> Recorded data
╭──
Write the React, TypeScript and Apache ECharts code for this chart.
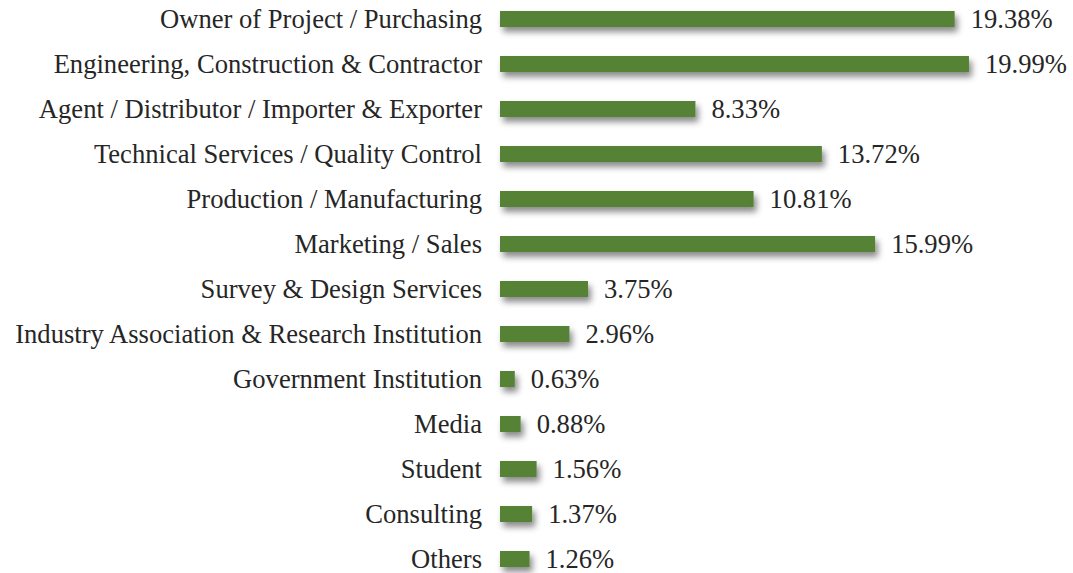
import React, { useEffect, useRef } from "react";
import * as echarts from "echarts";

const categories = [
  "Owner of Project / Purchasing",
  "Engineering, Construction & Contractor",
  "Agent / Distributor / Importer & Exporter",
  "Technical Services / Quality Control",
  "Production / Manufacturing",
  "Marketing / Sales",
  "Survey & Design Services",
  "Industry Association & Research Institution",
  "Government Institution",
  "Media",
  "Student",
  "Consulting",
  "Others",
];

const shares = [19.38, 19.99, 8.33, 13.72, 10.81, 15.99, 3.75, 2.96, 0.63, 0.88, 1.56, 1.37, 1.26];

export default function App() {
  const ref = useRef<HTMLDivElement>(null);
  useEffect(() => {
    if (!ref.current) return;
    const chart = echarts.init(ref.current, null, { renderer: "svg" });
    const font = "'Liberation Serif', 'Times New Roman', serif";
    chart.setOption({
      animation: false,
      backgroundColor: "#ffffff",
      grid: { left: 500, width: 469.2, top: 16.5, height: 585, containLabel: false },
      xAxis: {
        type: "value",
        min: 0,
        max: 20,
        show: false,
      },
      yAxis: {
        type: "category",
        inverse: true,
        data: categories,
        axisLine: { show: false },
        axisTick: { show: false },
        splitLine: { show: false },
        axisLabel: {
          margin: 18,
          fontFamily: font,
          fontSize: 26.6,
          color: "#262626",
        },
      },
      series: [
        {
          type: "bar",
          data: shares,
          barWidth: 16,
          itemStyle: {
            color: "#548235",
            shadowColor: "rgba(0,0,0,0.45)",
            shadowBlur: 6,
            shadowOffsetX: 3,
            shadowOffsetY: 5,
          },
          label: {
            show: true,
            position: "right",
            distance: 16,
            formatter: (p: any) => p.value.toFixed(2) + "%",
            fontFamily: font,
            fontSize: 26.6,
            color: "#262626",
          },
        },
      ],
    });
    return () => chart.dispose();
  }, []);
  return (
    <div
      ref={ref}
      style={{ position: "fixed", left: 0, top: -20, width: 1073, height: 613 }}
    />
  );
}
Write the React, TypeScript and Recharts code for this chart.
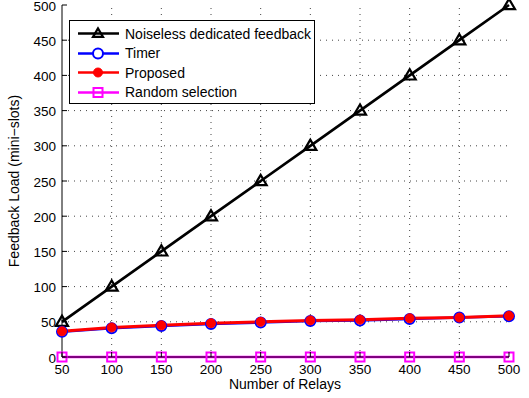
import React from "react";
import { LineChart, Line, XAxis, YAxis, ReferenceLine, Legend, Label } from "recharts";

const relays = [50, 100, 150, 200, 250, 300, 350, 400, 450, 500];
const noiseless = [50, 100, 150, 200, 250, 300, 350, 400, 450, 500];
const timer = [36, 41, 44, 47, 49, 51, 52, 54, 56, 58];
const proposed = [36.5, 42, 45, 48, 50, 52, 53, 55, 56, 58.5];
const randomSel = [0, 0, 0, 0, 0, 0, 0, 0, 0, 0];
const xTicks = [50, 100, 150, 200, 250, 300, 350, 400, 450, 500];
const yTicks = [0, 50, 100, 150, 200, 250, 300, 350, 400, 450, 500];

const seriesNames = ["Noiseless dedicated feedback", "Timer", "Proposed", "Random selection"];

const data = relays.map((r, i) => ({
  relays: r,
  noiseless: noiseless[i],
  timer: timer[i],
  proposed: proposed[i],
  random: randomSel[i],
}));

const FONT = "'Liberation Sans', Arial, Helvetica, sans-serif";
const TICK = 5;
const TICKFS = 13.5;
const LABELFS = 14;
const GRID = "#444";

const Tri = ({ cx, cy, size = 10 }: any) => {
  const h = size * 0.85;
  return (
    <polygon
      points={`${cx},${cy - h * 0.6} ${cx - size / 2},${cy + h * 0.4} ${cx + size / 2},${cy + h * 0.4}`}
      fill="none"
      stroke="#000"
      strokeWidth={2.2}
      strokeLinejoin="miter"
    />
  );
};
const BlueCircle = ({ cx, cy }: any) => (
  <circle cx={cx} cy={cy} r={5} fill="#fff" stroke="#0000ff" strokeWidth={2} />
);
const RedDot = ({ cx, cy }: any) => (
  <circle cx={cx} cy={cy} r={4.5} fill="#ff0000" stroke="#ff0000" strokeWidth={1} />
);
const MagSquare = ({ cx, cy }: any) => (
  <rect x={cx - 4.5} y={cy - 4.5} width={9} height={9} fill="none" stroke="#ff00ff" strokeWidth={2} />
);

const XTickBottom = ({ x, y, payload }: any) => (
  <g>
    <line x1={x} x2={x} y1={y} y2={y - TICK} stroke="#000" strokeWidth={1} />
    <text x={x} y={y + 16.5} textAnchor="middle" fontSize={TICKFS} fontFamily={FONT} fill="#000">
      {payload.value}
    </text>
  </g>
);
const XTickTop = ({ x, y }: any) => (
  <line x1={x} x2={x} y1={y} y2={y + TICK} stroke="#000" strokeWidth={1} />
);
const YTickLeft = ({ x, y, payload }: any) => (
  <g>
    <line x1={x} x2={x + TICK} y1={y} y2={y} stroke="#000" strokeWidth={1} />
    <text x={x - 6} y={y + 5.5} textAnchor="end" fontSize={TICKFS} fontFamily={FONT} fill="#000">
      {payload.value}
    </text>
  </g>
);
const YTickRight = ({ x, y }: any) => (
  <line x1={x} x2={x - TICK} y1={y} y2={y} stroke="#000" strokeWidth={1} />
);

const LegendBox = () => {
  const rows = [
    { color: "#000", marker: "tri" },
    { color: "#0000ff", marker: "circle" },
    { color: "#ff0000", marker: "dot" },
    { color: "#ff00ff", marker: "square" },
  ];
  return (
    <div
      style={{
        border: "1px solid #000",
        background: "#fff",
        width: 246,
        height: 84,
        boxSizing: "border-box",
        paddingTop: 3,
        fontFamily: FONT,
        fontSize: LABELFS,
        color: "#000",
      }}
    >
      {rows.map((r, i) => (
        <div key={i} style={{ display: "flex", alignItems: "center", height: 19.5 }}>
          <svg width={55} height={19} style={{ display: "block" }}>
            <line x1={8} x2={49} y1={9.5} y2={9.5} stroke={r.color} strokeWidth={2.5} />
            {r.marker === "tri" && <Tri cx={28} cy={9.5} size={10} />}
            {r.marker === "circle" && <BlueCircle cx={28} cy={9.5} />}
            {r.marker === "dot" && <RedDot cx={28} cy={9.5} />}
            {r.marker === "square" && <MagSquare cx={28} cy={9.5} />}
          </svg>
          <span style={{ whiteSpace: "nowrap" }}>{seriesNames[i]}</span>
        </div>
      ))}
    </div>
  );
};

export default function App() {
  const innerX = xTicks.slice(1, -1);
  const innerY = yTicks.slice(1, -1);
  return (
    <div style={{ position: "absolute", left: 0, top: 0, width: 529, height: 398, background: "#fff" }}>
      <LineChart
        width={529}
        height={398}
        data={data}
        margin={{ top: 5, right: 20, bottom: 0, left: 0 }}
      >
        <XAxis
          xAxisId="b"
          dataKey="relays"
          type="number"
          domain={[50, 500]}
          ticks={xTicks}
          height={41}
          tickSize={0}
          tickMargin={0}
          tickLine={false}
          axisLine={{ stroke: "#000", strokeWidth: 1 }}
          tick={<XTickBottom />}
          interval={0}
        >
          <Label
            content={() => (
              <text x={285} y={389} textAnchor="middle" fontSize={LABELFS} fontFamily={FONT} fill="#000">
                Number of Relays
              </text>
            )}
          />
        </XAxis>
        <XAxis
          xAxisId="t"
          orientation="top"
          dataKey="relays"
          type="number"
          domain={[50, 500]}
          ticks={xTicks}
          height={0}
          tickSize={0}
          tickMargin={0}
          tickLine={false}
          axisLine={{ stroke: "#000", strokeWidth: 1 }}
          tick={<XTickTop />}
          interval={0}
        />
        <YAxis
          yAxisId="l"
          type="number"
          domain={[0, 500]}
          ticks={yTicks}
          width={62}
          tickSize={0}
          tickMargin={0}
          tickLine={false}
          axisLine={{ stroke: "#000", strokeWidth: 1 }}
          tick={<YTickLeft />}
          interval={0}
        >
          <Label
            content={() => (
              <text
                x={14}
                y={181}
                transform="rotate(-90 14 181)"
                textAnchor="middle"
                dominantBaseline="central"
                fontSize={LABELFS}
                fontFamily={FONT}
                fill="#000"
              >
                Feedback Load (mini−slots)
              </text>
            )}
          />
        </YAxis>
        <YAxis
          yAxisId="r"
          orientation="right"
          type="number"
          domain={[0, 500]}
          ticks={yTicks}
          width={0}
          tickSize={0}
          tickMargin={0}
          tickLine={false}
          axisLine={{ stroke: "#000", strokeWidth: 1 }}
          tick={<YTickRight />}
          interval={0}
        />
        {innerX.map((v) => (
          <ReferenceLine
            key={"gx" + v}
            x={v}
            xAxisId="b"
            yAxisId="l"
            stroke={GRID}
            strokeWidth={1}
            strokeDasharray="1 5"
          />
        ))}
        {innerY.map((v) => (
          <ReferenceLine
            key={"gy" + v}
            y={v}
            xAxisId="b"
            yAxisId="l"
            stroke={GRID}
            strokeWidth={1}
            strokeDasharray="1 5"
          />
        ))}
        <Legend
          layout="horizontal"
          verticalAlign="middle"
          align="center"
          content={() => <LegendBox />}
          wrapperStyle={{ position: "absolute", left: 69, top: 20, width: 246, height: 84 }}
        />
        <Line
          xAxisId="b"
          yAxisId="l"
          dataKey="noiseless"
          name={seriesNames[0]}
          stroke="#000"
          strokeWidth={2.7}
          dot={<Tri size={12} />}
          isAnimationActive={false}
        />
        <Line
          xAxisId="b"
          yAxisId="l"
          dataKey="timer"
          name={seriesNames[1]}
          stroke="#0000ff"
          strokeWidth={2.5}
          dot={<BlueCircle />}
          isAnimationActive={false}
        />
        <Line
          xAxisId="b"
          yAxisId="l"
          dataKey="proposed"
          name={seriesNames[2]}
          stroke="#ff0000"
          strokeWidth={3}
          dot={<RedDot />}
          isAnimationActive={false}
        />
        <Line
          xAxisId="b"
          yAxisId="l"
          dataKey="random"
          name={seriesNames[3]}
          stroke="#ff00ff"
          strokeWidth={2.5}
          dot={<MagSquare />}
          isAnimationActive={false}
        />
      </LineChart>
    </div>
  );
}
╰──
> What is being asked
With the pictures left out, restate word for word every line of the data above, from the first down to the line that contains "import * as".

> Exercise output
Write the React, TypeScript and Apache ECharts code for this chart.
import React, { useEffect, useRef } from "react";
import * as echarts from "echarts";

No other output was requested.